Yesterday Jason looked at Rydex bond fund buyer sentiment, which was suggesting too much near-term bearishness on bonds. In addition to sentiment measures I also like to periodically review the charts of bond futures, the 10-Year Yield Index (TNX), and the 30-Year Yield Index (TYX), among others. We also have two indicators with respect to bonds that I'll discuss more after the Holiday. (They remain bullish...for now.) Today, however, I wanted to look at the charts of the TNX and TYX.
Despite last week's rate cut by the Federal Reserve, both the chart of the TNX and the chart of the TYX last week gave buy signals, their first buy signals since March in fact. Remember yields move inversely to prices so these charts become more bullish looking as bond prices begin to break down and take on a more bearish tone.

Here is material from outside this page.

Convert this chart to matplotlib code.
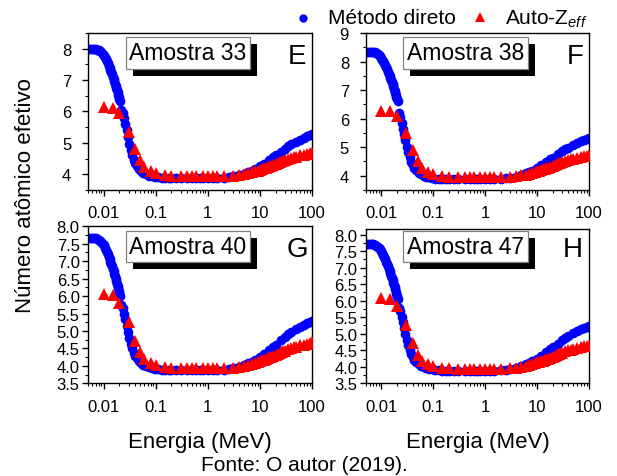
import matplotlib
matplotlib.use("Agg")
import matplotlib.pyplot as plt
from matplotlib.patches import Rectangle
from matplotlib.lines import Line2D
from matplotlib.ticker import FixedLocator, LogLocator, NullFormatter, MultipleLocator, FormatStrFormatter

plt.rcParams['font.family'] = ['Liberation Sans', 'DejaVu Sans']
plt.rcParams['mathtext.fontset'] = 'custom'
plt.rcParams['mathtext.rm'] = 'Liberation Sans'
plt.rcParams['mathtext.it'] = 'Liberation Sans:italic'

# ---------------- data ----------------
BLUE_E = [0.005, 0.0055, 0.006, 0.0065, 0.007, 0.0075, 0.008, 0.0085, 0.009, 0.0095,
          0.01, 0.0105, 0.011, 0.0115, 0.012, 0.0125, 0.013, 0.0135, 0.014, 0.0145,
          0.015, 0.0155, 0.016, 0.0165, 0.017, 0.0175, 0.018, 0.0185, 0.019, 0.0195,
          0.02, 0.0205,
          0.0215, 0.023, 0.0245, 0.026, 0.0275, 0.029, 0.031, 0.033, 0.035, 0.0375,
          0.04, 0.043, 0.047, 0.052, 0.058, 0.065, 0.073, 0.083, 0.095, 0.11,
          0.13, 0.15, 0.18,
          0.2, 0.25, 0.3, 0.4, 0.5, 0.6, 0.7, 0.8, 1, 1.25, 1.5, 2, 2.5, 3, 4, 5,
          6, 7, 8, 10, 12, 15, 18, 20, 25, 30, 35, 40, 50, 60, 70, 80, 90, 100]

BLUE_33 = [8.00, 8.00, 8.00, 8.00, 7.99, 7.97, 7.95, 7.92, 7.88, 7.83,
           7.78, 7.72, 7.66, 7.60, 7.53, 7.46, 7.39, 7.32, 7.25, 7.18,
           7.10, 7.03, 6.96, 6.89, 6.82, 6.75, 6.68, 6.61, 6.54, 6.47,
           6.40, 6.33,
           6.05, 5.95, 5.78, 5.60, 5.40, 5.20, 4.98, 4.78, 4.60, 4.45,
           4.35, 4.27, 4.18, 4.10, 4.05, 4.00, 3.96, 3.94, 3.92, 3.90,
           3.89, 3.88, 3.88,
           3.87, 3.87, 3.87, 3.87, 3.87, 3.87, 3.87, 3.87, 3.87, 3.88, 3.88, 3.89, 3.91, 3.93, 3.97, 4.02,
           4.07, 4.12, 4.17, 4.26, 4.34, 4.45, 4.55, 4.60, 4.72, 4.82, 4.89, 4.95, 5.04, 5.10, 5.16, 5.21, 5.25, 5.29]

BLUE_38 = [8.35, 8.35, 8.35, 8.35, 8.34, 8.32, 8.30, 8.27, 8.23, 8.18,
           8.13, 8.07, 8.01, 7.94, 7.87, 7.80, 7.73, 7.65, 7.58, 7.50,
           7.43, 7.35, 7.28, 7.20, 7.13, 7.05, 6.98, 6.90, 6.83, 6.76,
           6.69, 6.62,
           6.20, 6.05, 5.85, 5.65, 5.45, 5.24, 5.02, 4.82, 4.64, 4.48,
           4.37, 4.28, 4.19, 4.11, 4.05, 4.00, 3.96, 3.94, 3.92, 3.90,
           3.89, 3.88, 3.88,
           3.87, 3.87, 3.87, 3.87, 3.87, 3.87, 3.87, 3.87, 3.87, 3.88, 3.88, 3.89, 3.91, 3.93, 3.97, 4.02,
           4.08, 4.13, 4.18, 4.28, 4.36, 4.47, 4.57, 4.63, 4.75, 4.85, 4.92, 4.98, 5.07, 5.14, 5.20, 5.25, 5.29, 5.33]

BLUE_40 = [7.67, 7.67, 7.67, 7.67, 7.66, 7.64, 7.62, 7.59, 7.55, 7.50,
           7.45, 7.39, 7.33, 7.27, 7.20, 7.13, 7.06, 6.99, 6.92, 6.85,
           6.78, 6.71, 6.64, 6.57, 6.50, 6.43, 6.36, 6.29, 6.22, 6.15,
           6.08, 6.01,
           5.75, 5.65, 5.50, 5.33, 5.15, 4.98, 4.80, 4.64, 4.50, 4.38,
           4.29, 4.22, 4.14, 4.08, 4.03, 3.99, 3.96, 3.94, 3.92, 3.90,
           3.89, 3.88, 3.88,
           3.87, 3.87, 3.87, 3.87, 3.87, 3.87, 3.87, 3.87, 3.87, 3.88, 3.88, 3.89, 3.91, 3.93, 3.97, 4.02,
           4.07, 4.12, 4.17, 4.26, 4.34, 4.45, 4.55, 4.61, 4.73, 4.83, 4.90, 4.96, 5.05, 5.11, 5.17, 5.22, 5.26, 5.30]

BLUE_47 = [7.72, 7.72, 7.72, 7.72, 7.71, 7.69, 7.67, 7.64, 7.60, 7.55,
           7.50, 7.44, 7.38, 7.32, 7.25, 7.18, 7.11, 7.04, 6.97, 6.90,
           6.83, 6.76, 6.69, 6.62, 6.55, 6.48, 6.41, 6.34, 6.27, 6.20,
           6.13, 6.06,
           5.78, 5.68, 5.52, 5.35, 5.17, 4.99, 4.81, 4.65, 4.51, 4.39,
           4.30, 4.22, 4.14, 4.08, 4.03, 3.99, 3.96, 3.94, 3.92, 3.90,
           3.89, 3.88, 3.88,
           3.87, 3.87, 3.87, 3.87, 3.87, 3.87, 3.87, 3.87, 3.87, 3.88, 3.88, 3.89, 3.91, 3.93, 3.97, 4.02,
           4.07, 4.11, 4.16, 4.25, 4.33, 4.44, 4.53, 4.59, 4.70, 4.80, 4.87, 4.93, 5.01, 5.07, 5.13, 5.17, 5.21, 5.23]

RED_E = [0.01, 0.015, 0.02, 0.03, 0.04, 0.05, 0.06, 0.08, 0.1, 0.15, 0.2, 0.3, 0.4,
         0.5, 0.6, 0.8, 1, 1.25, 1.5, 2, 3, 4, 5, 6, 7, 8, 9, 10, 11, 12, 13, 14,
         15, 16, 18, 20, 22, 24, 26, 28, 30, 35, 40, 45, 50, 60, 70, 80, 90, 100]

RED_33 = [6.15, 6.10, 5.95, 5.35, 4.80, 4.44, 4.22, 4.10, 4.03, 3.98, 3.96, 3.95, 3.95,
          3.95, 3.95, 3.95, 3.95, 3.95, 3.95, 3.95, 3.96, 3.98, 4.00, 4.03, 4.06, 4.09, 4.12, 4.15, 4.17, 4.19, 4.21, 4.23,
          4.25, 4.27, 4.30, 4.33, 4.36, 4.39, 4.41, 4.43, 4.45, 4.49, 4.52, 4.54, 4.56, 4.60, 4.62, 4.65, 4.67, 4.68]
RED_38 = [6.28, 6.25, 6.10, 5.50, 4.90, 4.50, 4.26, 4.12, 4.05, 3.99, 3.97, 3.96, 3.96,
          3.96, 3.96, 3.96, 3.96, 3.96, 3.96, 3.96, 3.97, 3.99, 4.01, 4.04, 4.07, 4.10, 4.13, 4.16, 4.18, 4.20, 4.22, 4.24,
          4.26, 4.28, 4.31, 4.35, 4.38, 4.41, 4.43, 4.45, 4.47, 4.51, 4.55, 4.57, 4.59, 4.63, 4.66, 4.68, 4.70, 4.72]
RED_40 = [6.05, 6.03, 5.80, 5.25, 4.70, 4.40, 4.20, 4.08, 4.02, 3.97, 3.95, 3.94, 3.94,
          3.94, 3.94, 3.94, 3.94, 3.94, 3.94, 3.94, 3.95, 3.97, 3.99, 4.02, 4.05, 4.08, 4.11, 4.14, 4.16, 4.18, 4.20, 4.22,
          4.24, 4.26, 4.29, 4.32, 4.35, 4.38, 4.40, 4.42, 4.44, 4.48, 4.51, 4.53, 4.55, 4.59, 4.61, 4.64, 4.66, 4.67]
RED_47 = [6.08, 6.05, 5.83, 5.27, 4.71, 4.37, 4.18, 4.07, 4.02, 3.97, 3.95, 3.94, 3.94,
          3.94, 3.94, 3.94, 3.94, 3.94, 3.94, 3.94, 3.95, 3.97, 3.99, 4.02, 4.05, 4.08, 4.11, 4.13, 4.15, 4.17, 4.19, 4.21,
          4.23, 4.25, 4.28, 4.31, 4.34, 4.37, 4.39, 4.41, 4.43, 4.47, 4.50, 4.52, 4.54, 4.57, 4.59, 4.62, 4.63, 4.64]

SAMPLES = ["Amostra 33", "Amostra 38", "Amostra 40", "Amostra 47"]
LETTERS = ["E", "F", "G", "H"]
X_TICKS = [0.01, 0.1, 1, 10, 100]
X_TICK_LABELS = ["0.01", "0.1", "1", "10", "100"]

# ---------------- layout ----------------
W, H = 617, 477
fig = plt.figure(figsize=(W / 100, H / 100), dpi=100)

def fx(x):
    return x / W

def fy(y):
    return 1 - y / H

def add_axes(l, t, r, b):
    return fig.add_axes([fx(l), fy(b), fx(r) - fx(l), (b - t) / H])

panels = [
    dict(rect=(88, 34, 312, 191), ylim=(3.5, 8.5), major=1, minor=0.5, fmt='%d', pad=8,
         blue=BLUE_33, red=RED_33, box=(126, 38, 250, 70), letter=(297, 57)),
    dict(rect=(365.7, 34, 589, 191), ylim=(3.5, 9.0), major=1, minor=0.5, fmt='%d', pad=8,
         blue=BLUE_38, red=RED_38, box=(403, 38, 528, 70), letter=(575, 57)),
    dict(rect=(88, 227.3, 312, 384.3), ylim=(3.5, 8.0), major=0.5, minor=0.25, fmt='%.1f', pad=2,
         blue=BLUE_40, red=RED_40, box=(126, 232.3, 250, 263.3), letter=(297, 250)),
    dict(rect=(365.7, 230, 589, 384.3), ylim=(3.5, 8.17), major=0.5, minor=0.25, fmt='%.1f', pad=2,
         blue=BLUE_47, red=RED_47, box=(403.3, 232.3, 527.7, 263.3), letter=(573, 250)),
]

for i, p in enumerate(panels):
    ax = add_axes(*p['rect'])
    ax.plot(BLUE_E, p['blue'], 'o', color='#0000ff', markersize=7, markeredgewidth=0, zorder=2)
    ax.plot(RED_E, p['red'], '^', color='#ff0000', markersize=8.5, markeredgewidth=0, zorder=3)
    ax.set_xscale('log')
    ax.set_xlim(0.005, 100)
    ax.set_ylim(*p['ylim'])
    ax.xaxis.set_major_locator(FixedLocator(X_TICKS))
    ax.set_xticklabels(X_TICK_LABELS)
    ax.xaxis.set_minor_locator(LogLocator(base=10, subs=range(2, 10), numticks=20))
    ax.xaxis.set_minor_formatter(NullFormatter())
    ax.yaxis.set_major_locator(MultipleLocator(p['major']))
    ax.yaxis.set_minor_locator(MultipleLocator(p['minor']))
    ax.yaxis.set_major_formatter(FormatStrFormatter(p['fmt']))
    ax.tick_params(axis='both', which='major', direction='out', length=4, width=1.0,
                   labelsize=12, colors='black')
    ax.tick_params(axis='both', which='minor', direction='out', length=2.2, width=0.8)
    ax.tick_params(axis='x', which='major', pad=7)
    ax.tick_params(axis='y', which='major', pad=p['pad'])
    for s in ax.spines.values():
        s.set_linewidth(1.0)
        s.set_color('black')

    # sample label box with shadow
    bl, bt, br, bb = p['box']
    off = 7
    fig.add_artist(Rectangle((fx(bl + off), fy(bb + off)), fx(br - bl), (bb - bt) / H,
                             transform=fig.transFigure, facecolor='black', edgecolor='none', zorder=5))
    fig.add_artist(Rectangle((fx(bl), fy(bb)), fx(br - bl), (bb - bt) / H,
                             transform=fig.transFigure, facecolor='white', edgecolor='#808080',
                             linewidth=0.9, zorder=6))
    fig.text(fx((bl + br) / 2), fy((bt + bb) / 2), SAMPLES[i], ha='center', va='center',
             fontsize=16.5, zorder=7)
    lx, ly = p['letter']
    fig.text(fx(lx), fy(ly), LETTERS[i], ha='center', va='center', fontsize=20, zorder=7)

# axis labels
fig.text(fx(200), fy(443), 'Energia (MeV)', ha='center', va='center', fontsize=16)
fig.text(fx(477.4), fy(443), 'Energia (MeV)', ha='center', va='center', fontsize=16)
fig.text(fx(26), fy(196), 'Número atômico efetivo', ha='center', va='center',
         rotation=90, fontsize=16)
fig.text(fx(304), fy(465.5), 'Fonte: O autor (2019).', ha='center', va='center', fontsize=15)

# legend
fig.add_artist(Line2D([fx(303)], [fy(19)], marker='o', color='#0000ff', markersize=6,
                      markeredgewidth=0, linestyle='none', transform=fig.transFigure))
fig.text(fx(328), fy(19), 'Método direto', ha='left', va='center', fontsize=15)
fig.add_artist(Line2D([fx(480)], [fy(18)], marker='^', color='#ff0000', markersize=6.5,
                      markeredgewidth=0, linestyle='none', transform=fig.transFigure))
fig.text(fx(505), fy(19), r'Auto-Z$_{\mathit{eff}}$', ha='left', va='center', fontsize=15)

fig.savefig('out.png', dpi=100)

Both charts are approaching important, longer-term resistance levels. For the TNX I would be surprised, based on the chart, to see a sustained move much beyond 3.8. However, if this were to occur then we might see a further run toward the December peak of 4.35, which incidentally is the point & figure vertical price measurement based on the recent buy signal. Likewise, the TYX should begin to experience trouble in the 4.7 area.
Despite the recent counter-trend moves for both bond futures (down) and the two charts above (up), the longer-term trends remain very much intact. Is this the first step toward a major trend reversal for the bond marker? What I will be watching for are signs of trend line violations and higher bottoms to form. Nothing moves up, or down, in a straight line and either the technical signs of a trend reversal will begin to take shape over the next few weeks, or we'll see the yield charts falter and fail as they near their long-term, downward moving trend lines.
Jim Grant last month in Grant's Interest Rate Observer described long bond positions as "reward-free risk", and while I happen to agree with that assessment the charts suggest the short side carries its own special risk here, namely fighting the longer-term trend higher for bond prices.
Fortunately, not being long bonds doesn't mean we have to be short bonds. We also have the choice to be patient and do nothing. And sometimes, Dragline, nothing is a pretty cool hand.